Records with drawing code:
=-=-=

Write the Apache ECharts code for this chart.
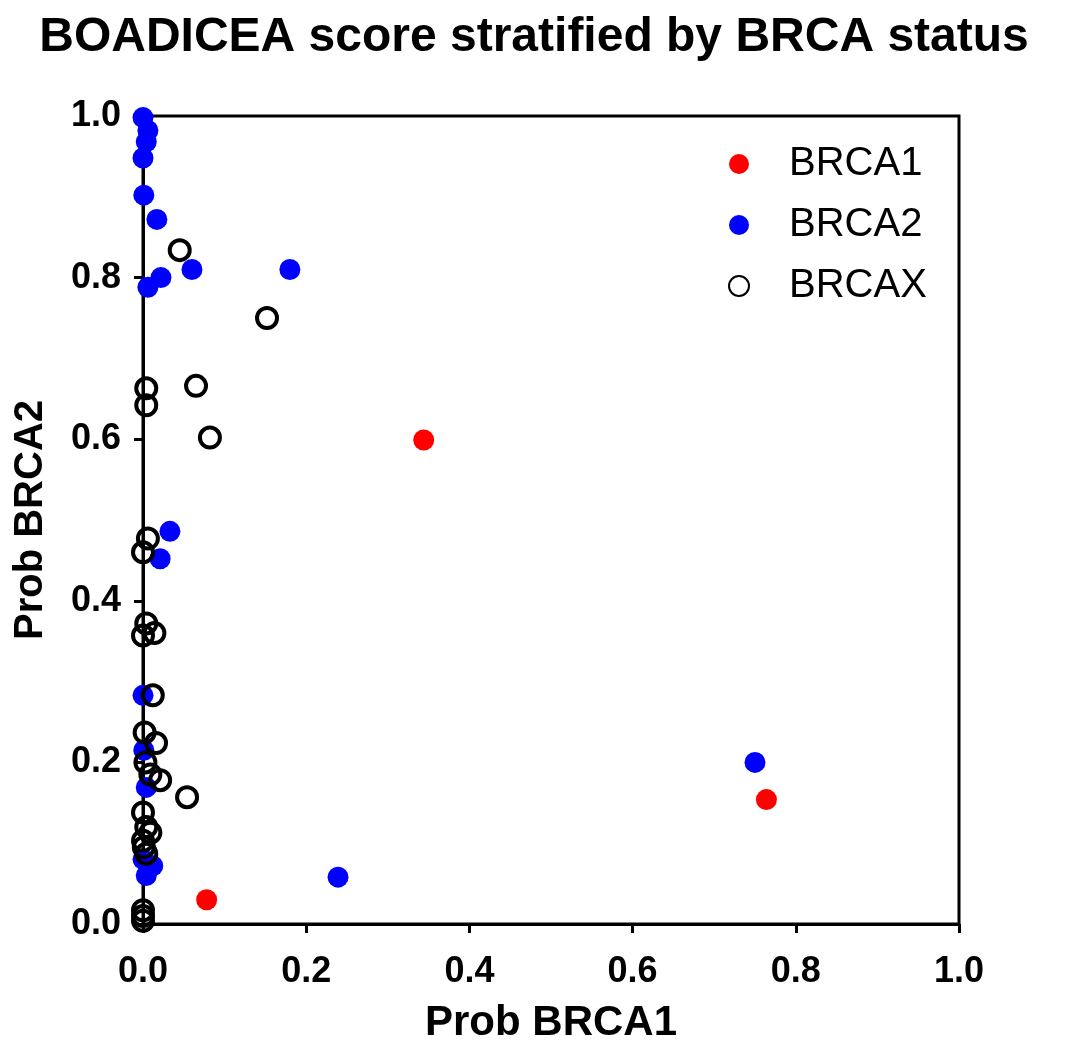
<!DOCTYPE html>
<html>
<head>
<meta charset="utf-8">
<script src="https://cdn.jsdelivr.net/npm/echarts@6/dist/echarts.min.js"></script>
<style>
  html, body { margin: 0; padding: 0; background: #fff; }
  #chart { width: 1068px; height: 1044px; }
</style>
</head>
<body>
<div id="chart"></div>
<script>
// Probability of carrying a BRCA1 / BRCA2 mutation per patient, [probBRCA1, probBRCA2]
const brca1Points = [
  [0.344, 0.599], [0.764, 0.154], [0.078, 0.030]
];
const brca2Points = [
  [0.000, 0.998], [0.006, 0.982], [0.004, 0.968], [0.000, 0.948], [0.001, 0.902],
  [0.017, 0.872], [0.022, 0.800], [0.006, 0.788], [0.060, 0.810], [0.180, 0.810],
  [0.033, 0.486], [0.021, 0.452], [0.000, 0.283], [0.001, 0.215], [0.004, 0.169],
  [0.012, 0.072], [0.004, 0.060], [0.000, 0.080], [0.750, 0.200], [0.239, 0.058]
];
const brcaxPoints = [
  [0.045, 0.834], [0.152, 0.750], [0.065, 0.666], [0.082, 0.602], [0.004, 0.663],
  [0.004, 0.642], [0.006, 0.477], [0.000, 0.460], [0.004, 0.372], [0.014, 0.360],
  [0.000, 0.357], [0.012, 0.283], [0.002, 0.237], [0.016, 0.224], [0.003, 0.200],
  [0.021, 0.178], [0.054, 0.157], [0.009, 0.185], [0.000, 0.138], [0.004, 0.120],
  [0.009, 0.113], [0.000, 0.103], [0.001, 0.095], [0.004, 0.087], [0.000, 0.017],
  [0.000, 0.010], [0.000, 0.004]
];
const seriesNames = ['BRCA1', 'BRCA2', 'BRCAX'];
const axisTicks = [0, 0.2, 0.4, 0.6, 0.8, 1.0];

const FONT = '"Liberation Sans", Arial, sans-serif';
const chart = echarts.init(document.getElementById('chart'));

const axisCommon = {
  type: 'value',
  min: axisTicks[0],
  max: axisTicks[axisTicks.length - 1],
  interval: 0.2,
  nameLocation: 'middle',
  nameTextStyle: { fontFamily: FONT, fontWeight: 'bold', fontSize: 42, color: '#000' },
  axisLine: { show: true, lineStyle: { color: '#000', width: 3 } },
  axisTick: { show: true, length: 9, lineStyle: { color: '#000', width: 3 } },
  axisLabel: {
    fontFamily: FONT, fontWeight: 'bold', fontSize: 36, color: '#000',
    formatter: v => v.toFixed(1)
  },
  splitLine: { show: false }
};

chart.setOption({
  animation: false,
  backgroundColor: '#fff',
  title: {
    text: 'BOADICEA score stratified by BRCA status',
    left: 'center',
    top: 9,
    textStyle: { fontFamily: FONT, fontWeight: 'bold', fontSize: 48, color: '#000' }
  },
  grid: {
    left: 143, right: 109, top: 116, bottom: 120,
    outerBoundsMode: 'none',
    show: true, borderColor: '#000', borderWidth: 3, backgroundColor: 'transparent'
  },
  legend: {
    orient: 'vertical',
    left: 723,
    top: 139,
    itemWidth: 20,
    itemHeight: 20,
    itemGap: 21,
    icon: 'circle',
    textStyle: { fontFamily: FONT, fontSize: 40, color: '#000', padding: [0, 0, 0, 35] },
    data: seriesNames
  },
  xAxis: Object.assign({}, axisCommon, {
    name: 'Prob BRCA1',
    nameGap: 78,
    axisLabel: Object.assign({}, axisCommon.axisLabel, { margin: 30 })
  }),
  yAxis: Object.assign({}, axisCommon, {
    name: 'Prob BRCA2',
    nameGap: 92,
    nameTextStyle: Object.assign({}, axisCommon.nameTextStyle, { fontSize: 40 }),
    axisLabel: Object.assign({}, axisCommon.axisLabel, { margin: 22 })
  }),
  series: [
    {
      name: seriesNames[0], type: 'scatter', data: brca1Points,
      symbol: 'circle', symbolSize: 21,
      itemStyle: { color: '#ff0000', opacity: 1 }
    },
    {
      name: seriesNames[1], type: 'scatter', data: brca2Points,
      symbol: 'circle', symbolSize: 21,
      itemStyle: { color: '#0000ff', opacity: 1 }
    },
    {
      name: seriesNames[2], type: 'scatter', data: brcaxPoints,
      symbol: 'circle', symbolSize: 20,
      itemStyle: { color: 'rgba(0,0,0,0)', borderColor: '#000', borderWidth: 4, opacity: 1 }
    }
  ]
});
</script>
</body>
</html>
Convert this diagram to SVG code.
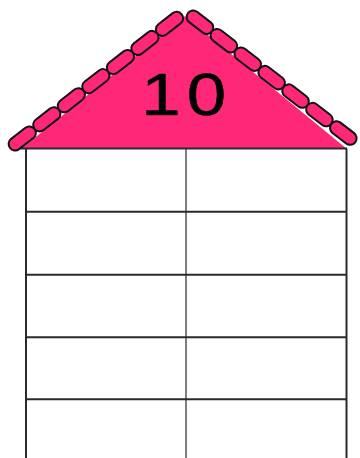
<svg xmlns="http://www.w3.org/2000/svg" width="360" height="458" viewBox="0 0 360 458">
  <style>
    .shingle { fill: #FF2878; stroke: #111; stroke-width: 2; }
    .grid { fill: none; stroke: #2a2a2a; stroke-width: 2; }
    .mid { stroke: #555; stroke-width: 1.5; }
    .num { font-family: "Liberation Sans", Arial, sans-serif; font-size: 59px; fill: #000; stroke: #000; stroke-width: 0.5; }
  </style>
  <rect width="360" height="458" fill="#fff"/>
  <g id="house-body">
    <line class="grid" x1="26" y1="148.5" x2="26" y2="460"/>
    <line class="grid" x1="346.5" y1="148.5" x2="346.5" y2="460"/>
    <line class="mid" x1="186" y1="148.5" x2="186" y2="460"/>
    <line class="grid" x1="26" y1="211.7" x2="346.5" y2="211.7"/>
    <line class="grid" x1="26" y1="274.7" x2="346.5" y2="274.7"/>
    <line class="grid" x1="26" y1="337.3" x2="346.5" y2="337.3"/>
    <line class="grid" x1="26" y1="399.3" x2="346.5" y2="399.3"/>
  </g>
  <g id="roof">
    <polygon points="21,149 347,149 185,16" fill="#FF2878"/>
    <line class="grid" x1="21" y1="148.5" x2="347" y2="148.5"/>
    <g id="shingles-left" transform="translate(10,148) rotate(-37.9)">
      <rect class="shingle" x="0" y="-6.5" width="31.1" height="13" rx="6.5"/>
      <rect class="shingle" x="31.1" y="-6.5" width="31.1" height="13" rx="6.5"/>
      <rect class="shingle" x="62.2" y="-6.5" width="31.1" height="13" rx="6.5"/>
      <rect class="shingle" x="93.3" y="-6.5" width="31.1" height="13" rx="6.5"/>
      <rect class="shingle" x="124.4" y="-6.5" width="31.1" height="13" rx="6.5"/>
      <rect class="shingle" x="155.5" y="-6.5" width="31.1" height="13" rx="6.5"/>
      <rect class="shingle" x="186.6" y="-6.5" width="31.1" height="13" rx="6.5"/>
    </g>
    <g id="shingles-right" transform="translate(188,13) rotate(37.7)">
      <rect class="shingle" x="0" y="-6.5" width="30.2" height="13" rx="6.5"/>
      <rect class="shingle" x="30.2" y="-6.5" width="30.2" height="13" rx="6.5"/>
      <rect class="shingle" x="60.4" y="-6.5" width="30.2" height="13" rx="6.5"/>
      <rect class="shingle" x="90.6" y="-6.5" width="30.2" height="13" rx="6.5"/>
      <rect class="shingle" x="120.8" y="-6.5" width="30.2" height="13" rx="6.5"/>
      <rect class="shingle" x="151" y="-6.5" width="30.2" height="13" rx="6.5"/>
      <rect class="shingle" x="181.2" y="-6.5" width="30.2" height="13" rx="6.5"/>
    </g>
    <text class="num" transform="translate(141.3,115) scale(1.2,1)" x="0" y="0" letter-spacing="5">10</text>
  </g>
</svg>
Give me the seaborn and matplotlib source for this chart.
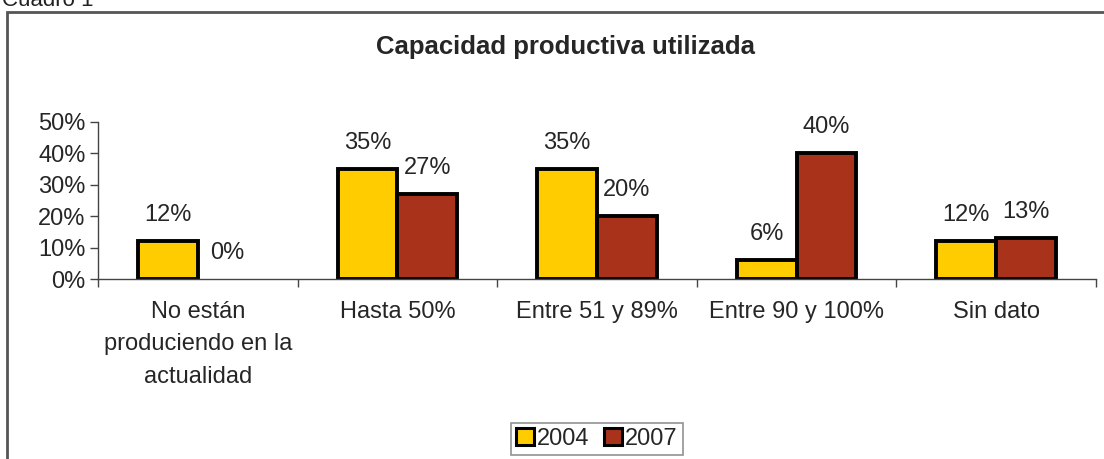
import matplotlib
matplotlib.use('Agg')
import matplotlib.pyplot as plt
import seaborn as sns
import pandas as pd
from matplotlib.patches import Rectangle
from matplotlib.ticker import FixedLocator, PercentFormatter

#%% Data
categories = ['No están\nproduciendo en la\nactualidad', 'Hasta 50%', 'Entre 51 y 89%',
              'Entre 90 y 100%', 'Sin dato']
years = ['2004', '2007']
vals_2004 = [12, 35, 35, 6, 12]
vals_2007 = [0, 27, 20, 40, 13]
colors = ['#FFCC00', '#A8331A']

df = pd.DataFrame({
    'categoria': categories * 2,
    'anio': [years[0]] * len(categories) + [years[1]] * len(categories),
    'valor': vals_2004 + vals_2007,
})

#%% Plot
sns.set_style('white')
plt.rcParams['font.family'] = ['Liberation Sans', 'DejaVu Sans']

fig = plt.figure(figsize=(11.04, 4.59), dpi=100)
ax = fig.add_axes([98/1104, 1 - 279/459, (1096 - 98)/1104, (279 - 122)/459])

sns.barplot(data=df, x='categoria', y='valor', hue='anio', order=categories,
            hue_order=years, palette=colors, width=0.6, edgecolor='black',
            linewidth=2.8, saturation=1, ax=ax)

for cont in ax.containers:
    for bar in cont:
        h = bar.get_height()
        if h == 0:
            bar.set_visible(False)
        ax.annotate(f'{h:.0f}%', (bar.get_x() + bar.get_width() / 2, h),
                    xytext=(0, 19), textcoords='offset points',
                    ha='center', va='center', fontsize=17)

ax.set_xlim(-0.5, 4.5)
ax.set_ylim(0, 50)
ax.set_yticks([0, 10, 20, 30, 40, 50])
ax.yaxis.set_major_formatter(PercentFormatter(decimals=0))
ax.xaxis.set_minor_locator(FixedLocator([-0.5, 0.5, 1.5, 2.5, 3.5, 4.5]))
ax.tick_params(axis='x', which='major', length=0, pad=16, labelsize=17)
ax.tick_params(axis='x', which='minor', length=6, width=1, direction='out',
               color='#444444', bottom=True)
ax.tick_params(axis='y', length=6, width=1, direction='out', color='#444444',
               left=True, labelsize=17, pad=3)
for lab in ax.get_xticklabels():
    lab.set_linespacing(1.6)
    lab.set_va('top')

ax.set_xlabel('')
ax.set_ylabel('')
for s in ['top', 'right']:
    ax.spines[s].set_visible(False)
for s in ['left', 'bottom']:
    ax.spines[s].set_color('#444444')
    ax.spines[s].set_linewidth(1)

leg = ax.legend(loc='center', bbox_to_anchor=(597/1104, 1 - 439/459),
                bbox_transform=fig.transFigure, ncol=2, frameon=True,
                fancybox=False, edgecolor='#777777', fontsize=17,
                handlelength=0.75, handleheight=0.75, handletextpad=0.15,
                columnspacing=0.6, borderpad=0.2, borderaxespad=0)
leg.get_frame().set_linewidth(1.2)
for h in leg.legend_handles:
    h.set_edgecolor('black')
    h.set_linewidth(2.2)

fig.text(565/1104, 1 - 47/459, 'Capacidad productiva utilizada',
         ha='center', va='center', fontsize=18.5, fontweight='bold')
fig.text(2/1104, 1 - 0/459, 'Cuadro 1', ha='left', va='center',
         fontsize=16, color='#222222')

fig.patches.append(Rectangle((7/1104, -0.1), 1.2, 1.1 - 12/459,
                             transform=fig.transFigure, fill=False,
                             edgecolor='#555555', linewidth=2))

fig.savefig('out.png', dpi=100)
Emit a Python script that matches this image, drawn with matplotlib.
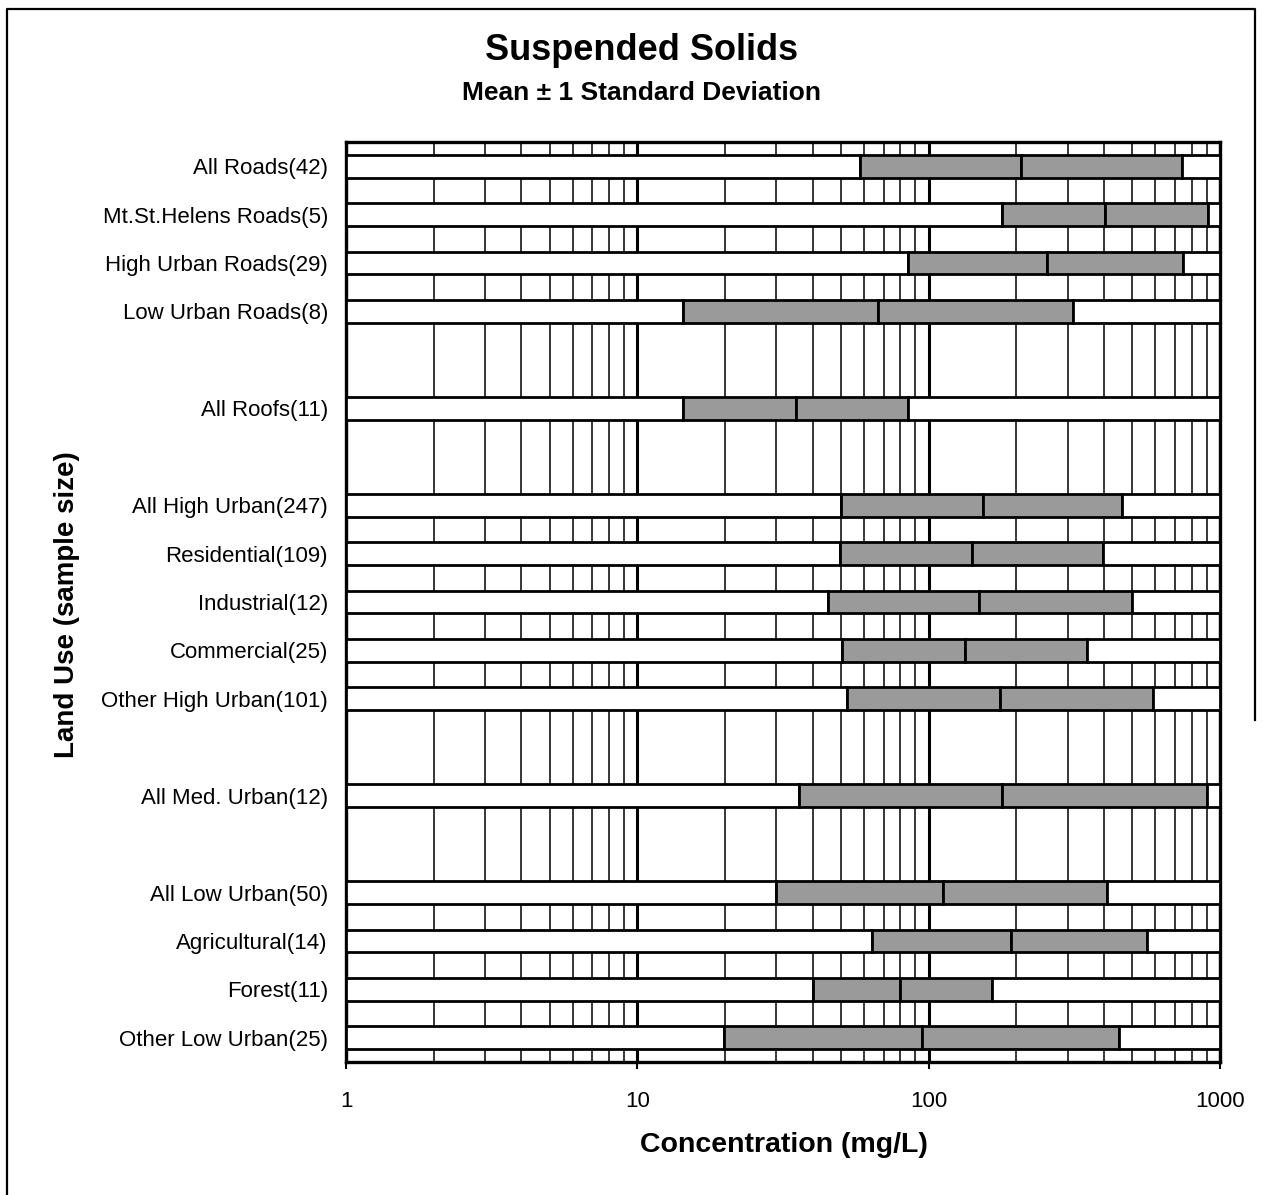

=-=-=

EXERCISE TASK
Transcribe, exactly as written, the lines starting at the one with "Give me the" and ending at the one with "from matplotlib.ticker import", and nothing more. Pictures are not part of the copy.

EXERCISE RESULT
Give me the seaborn and matplotlib source for this chart.
import matplotlib
matplotlib.use('Agg')
import matplotlib.pyplot as plt
import seaborn as sns
import pandas as pd
from matplotlib.patches import Rectangle
from matplotlib.ticker import FixedLocator, PercentFormatter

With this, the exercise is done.